Laphroaig 10, Sherry Oak, 2021 Release (48%; from a bottle split)
Nose: Big leafy smoke with sweet notes of charred meat and some cereals. More phenolic with every sniff but not tarry or “dark” as much as ashy and dry. A big vein of pencil lead pops out after a minute or so along with a fair bit of salt. The orange peel emerges here too with time. Two or three drops of water and the phenols recede some and it softens on the whole: some malt coming through now along with the cereals.
Palate: Comes in sweet with the charred meat. The char expands as I swallow and the pencil lead pops out here as well. A good drinking strength and texture. No off notes whatsoever: no rubber and no sulphur of any kind that I can detect.

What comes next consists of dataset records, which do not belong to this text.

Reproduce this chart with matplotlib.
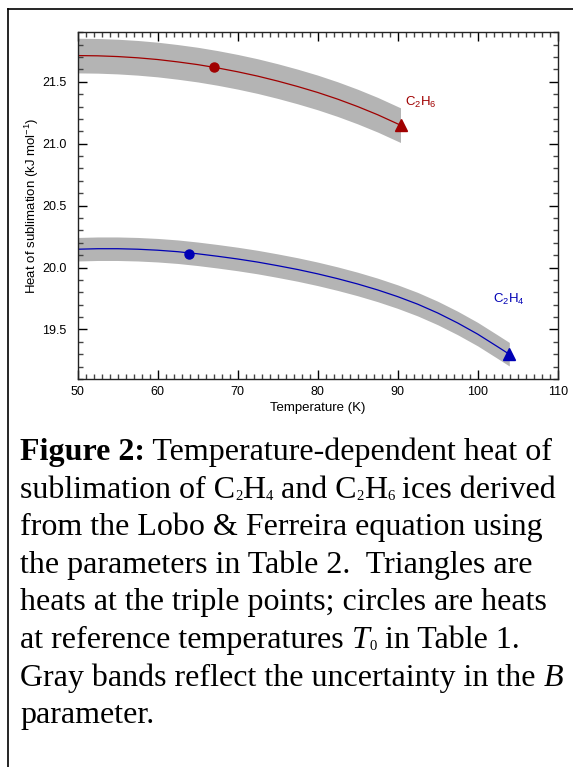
import matplotlib
matplotlib.use("Agg")
import matplotlib.pyplot as plt
from matplotlib.lines import Line2D
from matplotlib.ticker import MultipleLocator
import numpy as np

plt.rcParams['font.family'] = ['Liberation Sans', 'DejaVu Sans']
plt.rcParams['mathtext.fontset'] = 'custom'
plt.rcParams['mathtext.rm'] = 'Liberation Sans'
plt.rcParams['mathtext.it'] = 'Liberation Sans:italic'

# C2H6 curve
c2h6_T = [50, 52.5, 55, 57.5, 60, 62.5, 65, 67.5, 70, 72.5, 75, 77.5, 80,
          82.5, 85, 87.5, 90.35]
c2h6_H = [21.712, 21.710, 21.704, 21.694, 21.680, 21.661, 21.639, 21.612,
          21.581, 21.546, 21.506, 21.462, 21.414, 21.360, 21.300, 21.234, 21.15]
c2h6_band = 0.14
c2h6_ref = (67.0, 21.62)
c2h6_triple = (90.35, 21.15)

# C2H4 curve
c2h4_T = [50, 52.5, 55, 57.5, 60, 62.5, 65, 67.5, 70, 72.5, 75, 77.5, 80,
          82.5, 85, 87.5, 90, 92.5, 95, 97.5, 100, 102.5, 103.95]
c2h4_H = [20.148, 20.152, 20.152, 20.148, 20.140, 20.128, 20.111, 20.091,
          20.069, 20.044, 20.015, 19.984, 19.949, 19.910, 19.867, 19.819,
          19.765, 19.704, 19.633, 19.552, 19.462, 19.36, 19.30]
c2h4_band = 0.095
c2h4_ref = (63.9, 20.11)
c2h4_triple = (103.95, 19.30)

red = '#a00000'
blue = '#0000b4'
gray = '#b4b4b4'

fig = plt.figure(figsize=(5.73, 7.67), dpi=100)
ax = fig.add_axes([0.1356, 0.5059, 0.8377, 0.4528])

for T, H, w, c, ref, tri in [(c2h6_T, c2h6_H, c2h6_band, red, c2h6_ref, c2h6_triple),
                             (c2h4_T, c2h4_H, c2h4_band, blue, c2h4_ref, c2h4_triple)]:
    T = np.array(T)
    H = np.array(H)
    ax.fill_between(T, H - w, H + w, color=gray, lw=0)
    ax.plot(T, H, color=c, lw=0.9)
    ax.plot(*ref, 'o', color=c, ms=6.5)
    ax.plot(*tri, '^', color=c, ms=8)

ax.text(90.9, 21.33, 'C$_2$H$_6$', color=red, fontsize=9.5, va='center')
ax.text(101.9, 19.74, 'C$_2$H$_4$', color=blue, fontsize=9.5, va='center')

ax.set_xlim(50, 110)
ax.set_ylim(19.1, 21.905)
ax.xaxis.set_major_locator(MultipleLocator(10))
ax.xaxis.set_minor_locator(MultipleLocator(1))
ax.yaxis.set_major_locator(MultipleLocator(0.5))
ax.yaxis.set_minor_locator(MultipleLocator(0.1))
ax.tick_params(which='both', direction='in', top=True, right=True, labelsize=9)
ax.tick_params(which='major', length=6.5, width=1)
ax.tick_params(which='minor', length=3.5, width=1, color='#444444')
ax.tick_params(axis='y', pad=8)
ax.tick_params(axis='x', pad=5)
ax.yaxis.set_major_formatter(plt.FormatStrFormatter('%.1f'))
for s in ax.spines.values():
    s.set_linewidth(1)
    s.set_color('#222222')

ax.set_xlabel('Temperature (K)', fontsize=9.5, labelpad=3)
ax.set_ylabel('Heat of sublimation (kJ mol$^{-1}$)', fontsize=9.5, labelpad=1)

# frame around the figure box
fig.add_artist(Line2D([8 / 573, 1], [1 - 9 / 767, 1 - 9 / 767], color='black', lw=1.2))
fig.add_artist(Line2D([8 / 573, 8 / 573], [0, 1 - 9 / 767], color='black', lw=1.2))

# caption, built from runs: r = regular, b = bold, i = italic, s = subscript
cap_font = ['Liberation Serif', 'DejaVu Serif']
cap_size = 23.0
caption = [
    [('Figure 2:', 'b'), (' Temperature-dependent heat of', 'r')],
    [('sublimation of C', 'r'), ('2', 's'), ('H', 'r'), ('4', 's'), (' and C', 'r'),
     ('2', 's'), ('H', 'r'), ('6', 's'), (' ices derived', 'r')],
    [('from the Lobo & Ferreira equation using', 'r')],
    [('the parameters in Table 2.  Triangles are', 'r')],
    [('heats at the triple points; circles are heats', 'r')],
    [('at reference temperatures ', 'r'), ('T', 'i'), ('0', 's'), (' in Table 1.', 'r')],
    [('Gray bands reflect the uncertainty in the ', 'r'), ('B', 'i')],
    [('parameter.', 'r')],
]
styles = {
    'r': dict(fontsize=cap_size),
    'b': dict(fontsize=cap_size, weight='bold'),
    'i': dict(fontsize=cap_size, style='italic'),
    's': dict(fontsize=cap_size * 0.46),
}

renderer = fig.canvas.get_renderer()


def run_width(s, kw):
    t = fig.text(0, 0, '|' + s + '|', family=cap_font, **kw)
    w1 = t.get_window_extent(renderer).width
    t.remove()
    t = fig.text(0, 0, '||', family=cap_font, **kw)
    w0 = t.get_window_extent(renderer).width
    t.remove()
    return w1 - w0


x_start = 20
y_first = 460
step = 37.6
for i, runs in enumerate(caption):
    x = x_start
    y = y_first + i * step
    for s, st in runs:
        kw = styles[st]
        dy = 2 if st == 's' else 0
        fig.text(x / 573, 1 - (y + dy) / 767, s, family=cap_font, va='baseline', **kw)
        x += run_width(s, kw)

fig.savefig('out.png', dpi=100)
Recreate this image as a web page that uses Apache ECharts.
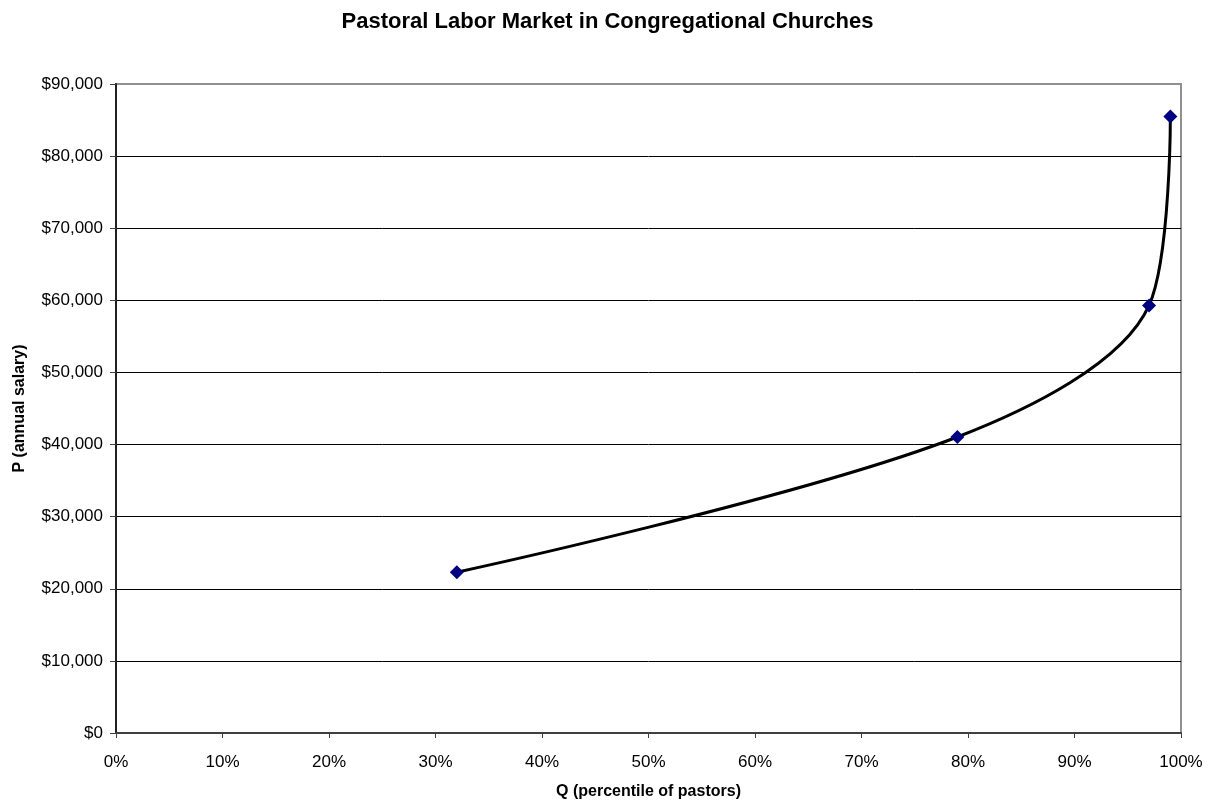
<!DOCTYPE html>
<html>
<head>
<meta charset="utf-8">
<script src="https://cdn.jsdelivr.net/npm/echarts@6/dist/echarts.min.js"></script>
<style>
  html, body { margin: 0; padding: 0; background: #fff; }
  #chart { width: 1215px; height: 803px; }
</style>
</head>
<body>
<div id="chart"></div>
<script>
const percentile = [32, 79, 97, 99]
const salary = [22300, 41050, 59300, 85500]

const chart = echarts.init(document.getElementById('chart'))

const font = 'Liberation Sans, Arial, sans-serif'

chart.setOption({
  animation: false,
  title: {
    text: 'Pastoral Labor Market in Congregational Churches',
    left: 'center',
    top: 6,
    textStyle: {
      fontFamily: font,
      fontSize: 22,
      fontWeight: 'bold',
      color: '#000'
    }
  },
  grid: {
    left: 116,
    right: 34,
    top: 84,
    bottom: 70,
    outerBoundsMode: 'none',
    show: true,
    borderColor: '#909090',
    borderWidth: 2
  },
  xAxis: {
    type: 'value',
    min: 0,
    max: 100,
    interval: 10,
    name: 'Q (percentile of pastors)',
    nameLocation: 'middle',
    nameGap: 51,
    nameTextStyle: {
      fontFamily: font,
      fontSize: 16,
      fontWeight: 'bold',
      color: '#000'
    },
    axisLine: { show: true, lineStyle: { color: '#404040', width: 2 } },
    axisTick: { show: true, inside: false, length: 5, lineStyle: { color: '#404040' } },
    axisLabel: {
      fontFamily: font,
      fontSize: 17,
      color: '#000',
      margin: 21,
      formatter: (v) => v + '%'
    },
    splitLine: { show: false }
  },
  yAxis: {
    type: 'value',
    min: 0,
    max: 90000,
    interval: 10000,
    name: 'P (annual salary)',
    nameLocation: 'middle',
    nameGap: 88,
    nameTextStyle: {
      fontFamily: font,
      fontSize: 16,
      fontWeight: 'bold',
      color: '#000'
    },
    axisLine: { show: true, lineStyle: { color: '#202020', width: 2 } },
    axisTick: { show: true, inside: false, length: 6, lineStyle: { color: '#404040' } },
    axisLabel: {
      fontFamily: font,
      fontSize: 17,
      color: '#000',
      margin: 13,
      formatter: (v) => '$' + v.toLocaleString('en-US')
    },
    splitLine: {
      show: true,
      lineStyle: {
        color: ['#000', '#000', '#000', '#000', '#000', '#000', '#000', '#000', '#000', 'rgba(0,0,0,0)'],
        width: 1
      }
    }
  },
  series: [
    {
      type: 'line',
      data: percentile.map((q, i) => [q, salary[i]]),
      smooth: 0.33,
      symbol: 'diamond',
      symbolSize: 14,
      itemStyle: { color: '#000080' },
      lineStyle: { color: '#000', width: 3 },
      z: 3
    }
  ]
})
</script>
</body>
</html>
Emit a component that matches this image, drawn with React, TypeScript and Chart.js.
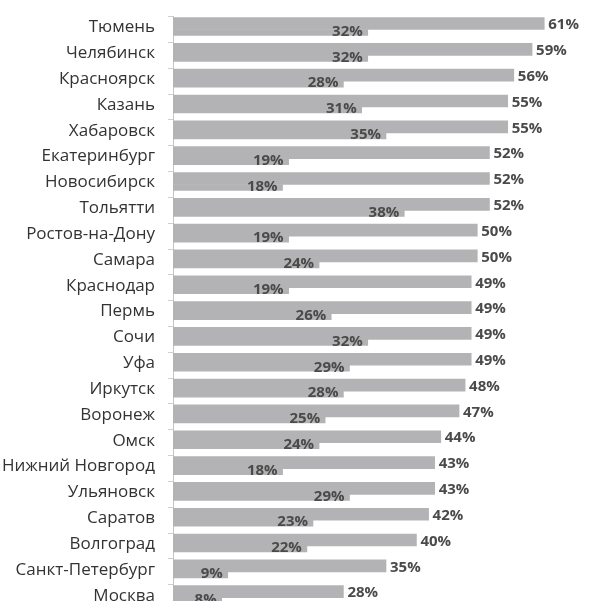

On the second sip the charred meat begins to edge into sweet pipe tobacco and citrus begins to emerge (sweet orange peel—almost a bit Cointreau’ish). Continues in this charred/sweet vein which is nothing to complain about. Okay, let’s see what water does. As on the nose, it pushes the phenols back; more acid here now and then pepper heading to the finish.
Finish: Long. The char keeps going and going, getting drier with time. The orange peel becomes dried here. With water it’s all about cracked pepper.
Comments: I really like this. There’s no complexity to speak of but it’s a good honest Laphroaig and the finish does not feel bolted on in the slightest. And yes, it’s very close to the 2009 Triple Wood; no reason to give it a different score. Have to look for it in Minnesota: if you live here and have seen it in the wild, do drop me a note.
Rating: 87 points.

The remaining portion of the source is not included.